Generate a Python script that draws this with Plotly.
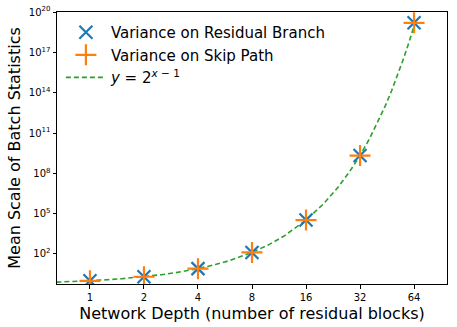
import numpy as np
import plotly.graph_objects as go

# ---------------------------------------------------------------------------
# Data
# ---------------------------------------------------------------------------
depths = [1, 2, 4, 8, 16, 32, 64]
var_residual = [1.0, 2.0, 8.0, 128.0, 3.3e4, 2.1e9, 1.6e19]
var_skip = [1.0, 2.0, 8.0, 128.0, 3.3e4, 2.1e9, 1.6e19]

# reference curve y = 2^(x-1), sampled along the depth axis
curve_x = [0.65, 0.8, 1, 1.25, 1.5, 2, 2.5, 3, 4, 5, 6, 8, 10, 12, 16,
           20, 24, 28, 32, 36, 40, 44, 48, 52, 56, 60, 64]
curve_y = [2.0 ** (x - 1) for x in curve_x]

y_tick_exps = [2, 5, 8, 11, 14, 17, 20]

BLUE = "#1f77b4"
ORANGE = "#ff7f0e"
GREEN = "#2ca02c"
FONT = "DejaVu Sans, sans-serif"

fig = go.Figure()

# curve first so the markers sit on top of it
fig.add_trace(go.Scatter(
    x=curve_x, y=curve_y,
    mode="lines",
    name="<i>y</i> = 2<sup><i>x</i> − 1</sup>",
    line=dict(color=GREEN, width=1.6, dash="5px,3px"),
    legendrank=3,
))
fig.add_trace(go.Scatter(
    x=depths, y=var_residual,
    mode="markers",
    name="Variance on Residual Branch",
    marker=dict(symbol="x-thin", size=13, line=dict(color=BLUE, width=2.2)),
    legendrank=1,
))
fig.add_trace(go.Scatter(
    x=depths, y=var_skip,
    mode="markers",
    name="Variance on Skip Path",
    marker=dict(symbol="cross-thin", size=15, line=dict(color=ORANGE, width=2.2)),
    legendrank=2,
))

fig.update_layout(
    width=457, height=327,
    margin=dict(l=57, r=10, t=12, b=43),
    paper_bgcolor="white",
    plot_bgcolor="white",
    font=dict(family=FONT, color="black"),
    showlegend=True,
    legend=dict(
        x=0.01, y=0.985, xanchor="left", yanchor="top",
        bgcolor="rgba(0,0,0,0)",
        font=dict(size=15, family=FONT),
        traceorder="normal",
        itemwidth=40,
    ),
)

fig.update_xaxes(
    type="log",
    range=[np.log10(2 ** -0.61), np.log10(2 ** 6.61)],
    tickvals=depths,
    ticktext=[str(d) for d in depths],
    tickfont=dict(size=10),
    ticks="outside", ticklen=3.5, tickcolor="black",
    showgrid=False, zeroline=False, automargin=False,
    showline=True, linecolor="black", linewidth=1, mirror=True,
    title=dict(text="Network Depth (number of residual blocks)",
               font=dict(size=16), standoff=6),
)
fig.update_yaxes(
    type="log",
    range=[-0.24, 20.01],
    tickvals=[10.0 ** e for e in y_tick_exps],
    ticktext=[f"10<sup>{e}</sup>" for e in y_tick_exps],
    tickfont=dict(size=10),
    ticks="outside", ticklen=3.5, tickcolor="black",
    showgrid=False, zeroline=False, automargin=False,
    showline=True, linecolor="black", linewidth=1, mirror=True,
    title=dict(text="Mean Scale of Batch Statistics",
               font=dict(size=16), standoff=4),
)

# drop the default page margin so the figure sits at the window's corner
fig.write_html(
    "out.html",
    config={"displayModeBar": False},
    post_script="document.body.style.margin='0';",
)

**What this task involves**
Omitting all pictures, restate exactly the lines of the material from its start through the line that contains "var_skip = [1.0, 2.0, 8.0, 128.0, 3.3e4, 2.1e9, 1.6e19]".

**Expected output**
Generate a Python script that draws this with Plotly.
import numpy as np
import plotly.graph_objects as go

# ---------------------------------------------------------------------------
# Data
# ---------------------------------------------------------------------------
depths = [1, 2, 4, 8, 16, 32, 64]
var_residual = [1.0, 2.0, 8.0, 128.0, 3.3e4, 2.1e9, 1.6e19]
var_skip = [1.0, 2.0, 8.0, 128.0, 3.3e4, 2.1e9, 1.6e19]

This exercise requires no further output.